2. Mata Pencaharian Masyarakat
Mayoritas penduduk Kampung Adat Cireundeu bermata pencaharian bertani ketela dan umbi-umbian. Supaya setiap bulan dapat memanen ketela, maka pola tanam disesuaikan dengan usai panen. Setiap masyarakat memiliki 3 hingga 5 petak kebun ketela yang berbeda-beda masa tanamnya. Setiap petak kebun dibuat berbeda masa tanamnya, sehingga pada tiap petaknya akan berbeda masa panennya. Maka sepanjang tahun ladang mereka selalu menghasilkan ketela. Masyarakat Kampung Cireundeu memanfaatkan ketela mulai dari akarnya hingga daunnya, seperti akarnya dapat diolah menjadi rasi (beras singkong), ranggening, opak, cimpring, peyeum atau tape, dan aneka kue berbahan dasar ketela. Batangnya dapat dimanfaatkan menjadi bibit, daunya dapat di jadikan lalapan atau disayur juga dapat dijadikan makanan ternak. Terakhir kulitnya dapat dibuat menjadi makanan olahan, biasanya dijadikan sayur lodeh atau dendeng kulit ketela.
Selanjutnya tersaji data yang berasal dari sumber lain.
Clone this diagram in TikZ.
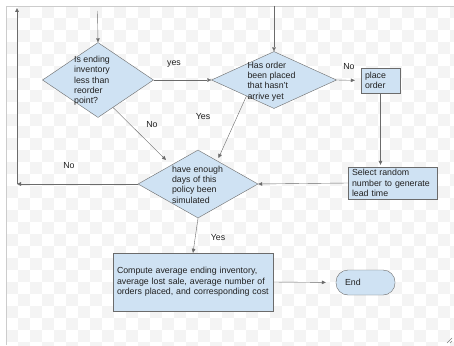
\documentclass[tikz,border=0pt]{standalone}
\usepackage{fontspec}
\setmainfont{Liberation Sans}
\usetikzlibrary{arrows.meta,shapes.geometric,calc}
\definecolor{boxC}{HTML}{CFE2F3}
\definecolor{lineC}{gray}{0.42}
\definecolor{chkC}{gray}{0.955}
\definecolor{frmC}{gray}{0.8}
\definecolor{txtC}{gray}{0.13}
\tikzset{
    decision/.style={diamond, draw=lineC, fill=boxC, inner sep=0pt},
    dtext/.style={align=left, inner sep=0pt, text=txtC, font=\fontsize{8.8}{10.3}\selectfont},
    process/.style={rectangle, draw=lineC, fill=boxC, align=left, inner xsep=4pt, inner ysep=0pt,
        text=txtC, font=\fontsize{8.8}{10.3}\selectfont},
    terminal/.style={process, rounded corners=12pt, inner xsep=9pt},
    arr/.style={draw=lineC, -{Triangle[length=4pt,width=3.6pt]}},
    lbl/.style={text=txtC, inner sep=0pt, font=\fontsize{8.8}{10.3}\selectfont}
}

\begin{document}
\begin{tikzpicture}[x=1pt,y=-1pt]
\useasboundingbox (0,0) rectangle (454,345);
% canvas
\fill[white] (0,0) rectangle (454,345);
\foreach \i in {0,...,37}{
  \foreach \j in {0,...,28}{
    \pgfmathparse{int(mod(\i+\j,2))}
    \ifnum\pgfmathresult=1
      \fill[chkC] (6+12*\i,6+12*\j) rectangle ++(12,12);
    \fi
  }
}
\draw[frmC] (6,345) -- (6,6) -- (454,6);
\draw[gray] (447,343) -- (452,338) (450,343) -- (452,341);

% nodes
\node[decision, minimum width=111, minimum height=75] (d1) at (98,80) {};
\node[dtext] (d1t) at (92,81) {Is ending\\inventory\\less than\\reorder\\point?};
\node[decision, minimum width=125, minimum height=57] (d2) at (274,80) {};
\node[dtext] (d2t) at (271.5,81.5) {Has order\\been placed\\that hasn't\\arrive yet};
\node[decision, minimum width=120, minimum height=68] (d3) at (198,184) {};
\node[dtext] (d3t) at (197.5,184.5) {have enough\\days of this\\policy been\\simulated};
\node[process, minimum height=25, text width=31] (ord) at (380.5,80.5) {place\\order};
\node[process, minimum height=32, text width=81] (sel) at (392.5,183) {Select random\\number to generate\\lead time};
\node[process, minimum height=58, text width=152] (cmp) at (193,282) {Compute average ending inventory,\\average lost sale, average number of\\orders placed, and corresponding cost};
\node[terminal, minimum height=25, text width=41] (end) at (365.5,282.5) {End};

\coordinate (top1) at (97.5,11);
\coordinate (top2) at (274,6);
\coordinate (cL) at (17,184);
\coordinate (cT) at (17,8);
\coordinate (noEnd) at (166,160);

% connectors
\draw[arr] (top1) -- (d1.north);
\draw[arr] (top2) -- (d2.north);
\draw[arr] (d1.east) -- (d2.west);
\draw[arr, shorten >=6pt] (d2.east) -- (ord.west);
\draw[arr, shorten >=2pt] (ord.south) -- (ord.south |- sel.north);
\draw[arr] (sel.west) -- (d3.east);
\draw[arr] ($(d1.south)!0.27!(d1.east)$) -- (noEnd);
\draw[arr, shorten >=3pt] ($(d2.west)!0.56!(d2.south)$) -- ($(d3.north)!0.32!(d3.east)$);
\draw[arr] (d3.west) -- (cL);
\draw[arr] (cL) -- (cT);
\draw[arr] (d3.south) -- (cmp.north);
\draw[arr, shorten >=10pt] (cmp.east) -- (end.west);

% labels
\node[lbl] (lyes1) at (174,64) {yes};
\node[lbl] (lno1) at (349,67) {No};
\node[lbl] (lno2) at (152,125) {No};
\node[lbl] (lyes2) at (203,117) {Yes};
\node[lbl] (lno3) at (69,166) {No};
\node[lbl] (lyes3) at (218,238) {Yes};
\end{tikzpicture}
\end{document}
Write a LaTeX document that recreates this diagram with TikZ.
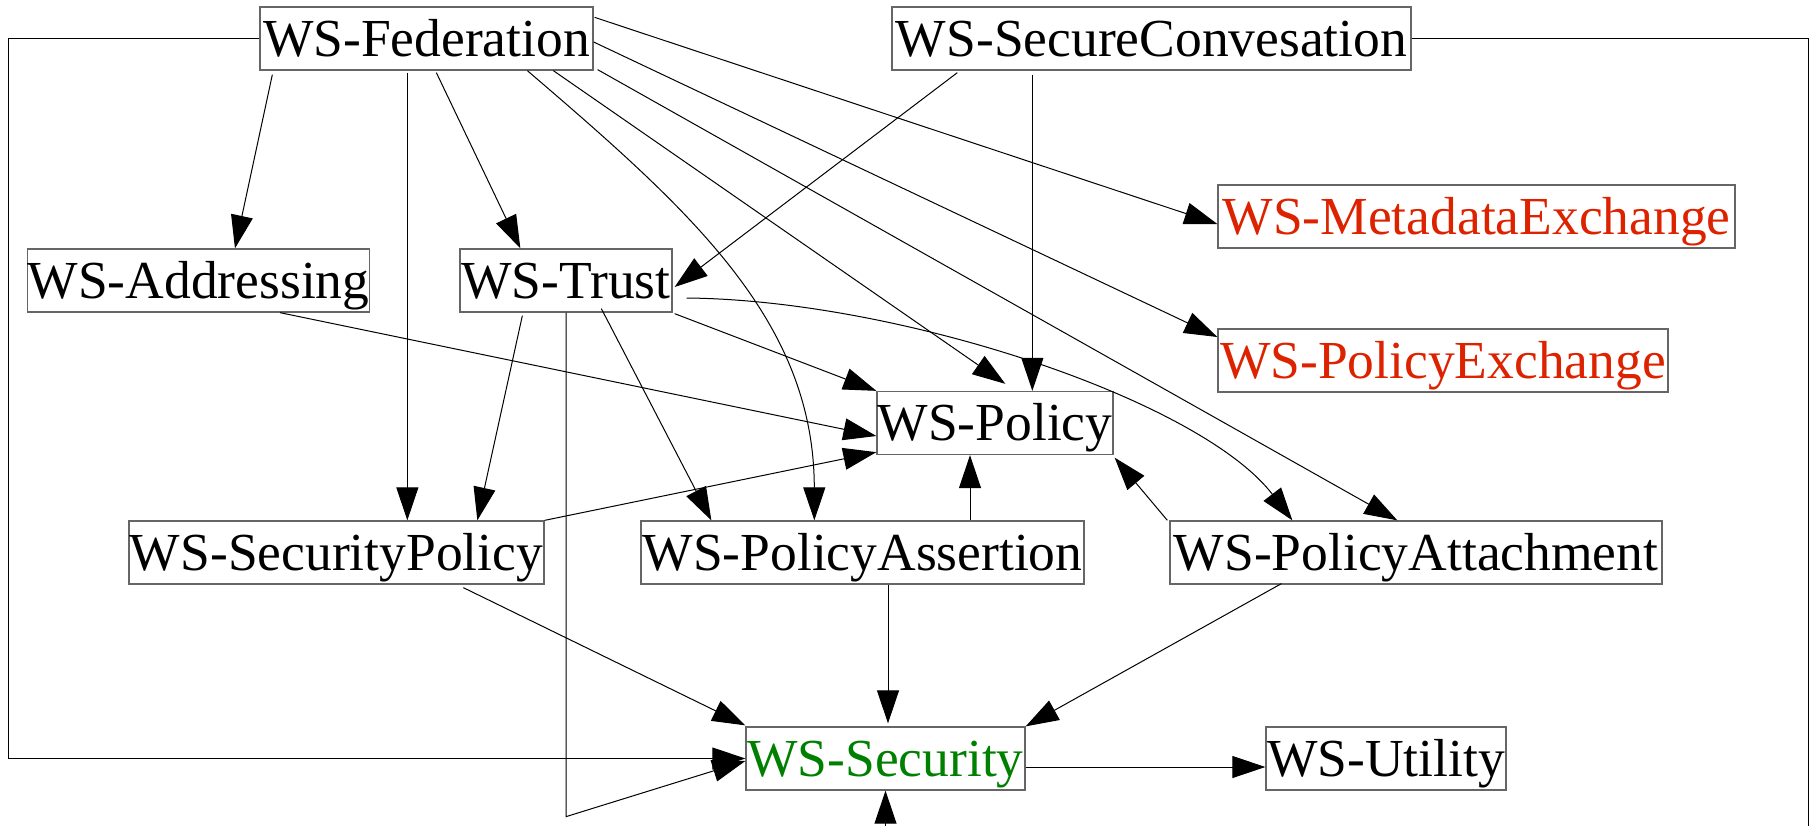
\documentclass[tikz,border=0pt]{standalone}
\usepackage{fontspec}
\setmainfont{Liberation Serif}
\usetikzlibrary{arrows.meta,calc}
\definecolor{specred}{RGB}{221,34,0}
\definecolor{specgreen}{RGB}{0,128,0}
\begin{document}
\begin{tikzpicture}[x=1pt,y=-1pt,
  box/.style={draw=black!60,line width=1.3pt,fill=white,inner xsep=0pt,inner ysep=7pt,
    text height=42pt,text depth=7pt,minimum height=63pt,
    font=\fontsize{53.5}{60}\selectfont},
  edge/.style={line width=1pt,-{Triangle[length=33pt,width=22pt]}}
]
\useasboundingbox (0,0) rectangle (1810,825);

% specifications
\node[box,minimum width=333pt] (fed)    at (426.5,38.5)  {WS-Federation};
\node[box,minimum width=519pt] (sc)     at (1151.5,38.5) {WS-SecureConvesation};
\node[box,minimum width=517pt,text=specred] (mex) at (1476.5,216.5) {WS-MetadataExchange};
\node[box,minimum width=341pt] (add)    at (198.5,280.5) {WS-Addressing};
\node[box,minimum width=212pt] (trust)  at (566,280.5)   {WS-Trust};
\node[box,minimum width=450pt,text=specred] (pex) at (1443,360.5) {WS-PolicyExchange};
\node[box,minimum width=236pt] (pol)    at (995,423)     {WS-Policy};
\node[box,minimum width=415pt] (secpol) at (336.5,552.5) {WS-SecurityPolicy};
\node[box,minimum width=443pt] (pa)     at (862.5,552.5) {WS-PolicyAssertion};
\node[box,minimum width=492pt] (patt)   at (1416,552.5)  {WS-PolicyAttachment};
\node[box,minimum width=279pt,text=specgreen] (sec) at (885.5,758.5) {WS-Security};
\node[box,minimum width=240pt] (util)   at (1386,758.5)  {WS-Utility};

% WS-Federation
\draw[edge] ($(fed.south west)+(13,4)$)  -- ($(add.north west)+(208,0)$);
\draw[edge] ($(fed.south west)+(148,2)$) -- ($(secpol.north west)+(279,0)$);
\draw[edge] ($(fed.south west)+(177,2)$) -- ($(trust.north west)+(61,0)$);
\draw[edge] ($(fed.south west)+(268,0)$) .. controls (690,210) and (814,320) .. ($(pa.north west)+(174,0)$);
\draw[edge] ($(fed.south west)+(294,0)$) -- ($(pol.north west)+(129,-7)$);
\draw[edge] ($(fed.south east)+(4,-1)$)  -- ($(patt.north west)+(228,0)$);
\draw[edge] ($(fed.east)+(0,3.5)$)       -- ($(pex.west)+(0,-23.5)$);
\draw[edge] ($(fed.north east)+(1,11)$)  -- ($(mex.west)+(0,7.5)$);
\draw[edge] (fed.west) -- ++(-251,0) |- (sec.west);

% WS-SecureConvesation
\draw[edge] ($(sc.south west)+(66,2)$)  -- ($(trust.east)+(2,6.5)$);
\draw[edge] ($(sc.south west)+(141,4)$) -- ($(pol.north west)+(156,0)$);
\begin{scope}
  \clip (0,0) rectangle (1810,825);
  \draw[edge] (sc.east) -- ++(397,0) -- ++(0,862) -| (sec.south);
\end{scope}

% WS-Addressing
\draw[edge] ($(add.south west)+(253,0)$) -- ($(pol.west)+(0,13)$);

% WS-Trust
\draw[edge] ($(trust.south west)+(63,3)$)  -- ($(secpol.north west)+(349,0)$);
\draw[edge] ($(trust.south west)+(142,-4)$) -- ($(pa.north west)+(71,0)$);
\draw[edge] ($(trust.south east)+(2,1)$)   -- (pol.north west);
\draw[edge] ($(trust.east)+(14,17.5)$) .. controls (900,300) and (1200,400) .. ($(patt.north west)+(123,0)$);
\draw[edge] (trust.south) -- ++(0,504) -- ($(sec.west)+(0,2.5)$);

% WS-SecurityPolicy
\draw[edge] (secpol.north east) -- ($(pol.south west)+(0,-3)$);
\draw[edge] ($(secpol.south west)+(335,3)$) -- ($(sec.north west)+(0,-1)$);

% WS-PolicyAssertion
\draw[edge] ($(pa.north)+(107.5,0)$) -- ($(pol.south)+(-25,0)$);
\draw[edge] ($(pa.south)+(25.5,0)$)  -- ($(sec.north)+(2.5,-3)$);

% WS-PolicyAttachment
\draw[edge] ($(patt.north west)+(-2,0)$) -- ($(pol.south east)+(1,2.5)$);
\draw[edge] ($(patt.south west)+(112,-1)$) -- (sec.north east);

% WS-Security
\draw[edge] ($(sec.east)+(0,8.5)$) -- ($(util.west)+(0,8.5)$);
\end{tikzpicture}
\end{document}
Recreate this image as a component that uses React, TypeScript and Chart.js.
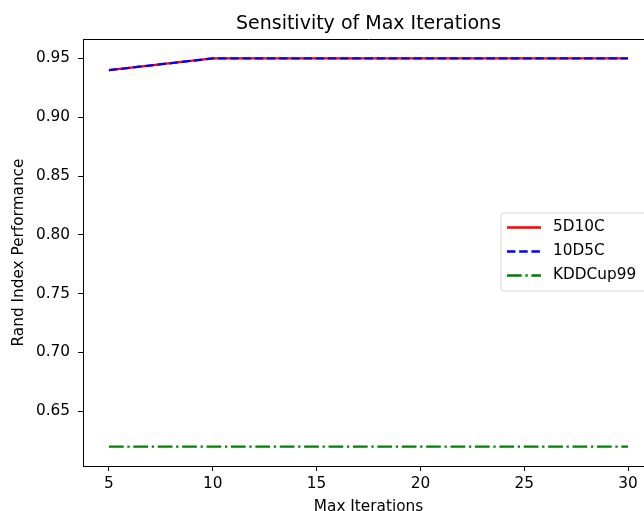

Selain untuk dikonsumsi sendiri hasilnya juga dapat dijual pada wisatawan sebagai buah tangan.



Oleh-Oleh Khas Cireundeu

Masyarakat Kampung Cireundeu memanfaatkan ketela mulai dari akarnya hingga daunnya, seperti akarnya dapat diolah menjadi rasi (beras singkong), ranggening, opak, cimpring, peyeum atau tape, dan aneka kue berbahan dasar ketela. Batangnya dapat dimanfaatkan menjadi bibit, daunya dapat di jadikan lalapan atau disayur juga dapat dijadikan makanan ternak. Terakhir kulitnya dapat dibuat menjadi makanan olahan, biasanya dijadikan sayur lodeh atau dendeng kulit ketela. Selain untuk dikonsumsi sendiri hasilnya juga dapat dijual pada wisatawan sebagai buah tangan.



Aksesibilitas

Aksesibilitas dapat di tempuh sekitar 1 jam 30 menit dari alun-alun Kota Cimahi, sedangkan dari alun-alun Bandung bisa menghabiskan waktu tempuh 2 jam. Berikut ini angkutan umum yang dapat digunakan dari alun-alun Kota Cimahi, yaitu:
  1. Naik angkutan umum jurusan Cimahi-Leuwi Panjang atau Cimahi-Stasiun Hall, kemudian turun di bawah jembatan Cimindi atau pertigaan Cibeureum.
  2. Lanjut dengan naik angkutan warna hijau-kuning dengan jurusan Cimindi-Cipatik turun di bunderan Leuwigajah.
  3. Kemudian naik angkutan berwarna biru langit dengan jurusan Cimahi-Leuwigajah-Cangkorah turun di pertigaan ke arah Cireundeu.
  4. Terakhir, naik angkutan motor (ojeg) hingga pintu gerbang Kampung Adat Cireundeu.
Sedangkan dari arah Bandung dapat menggunakan angkutan umum Stasiun Hall-Cimahi, turun di pertigaan Cibeureum dan naik angkutan yang serupa seperti di atas.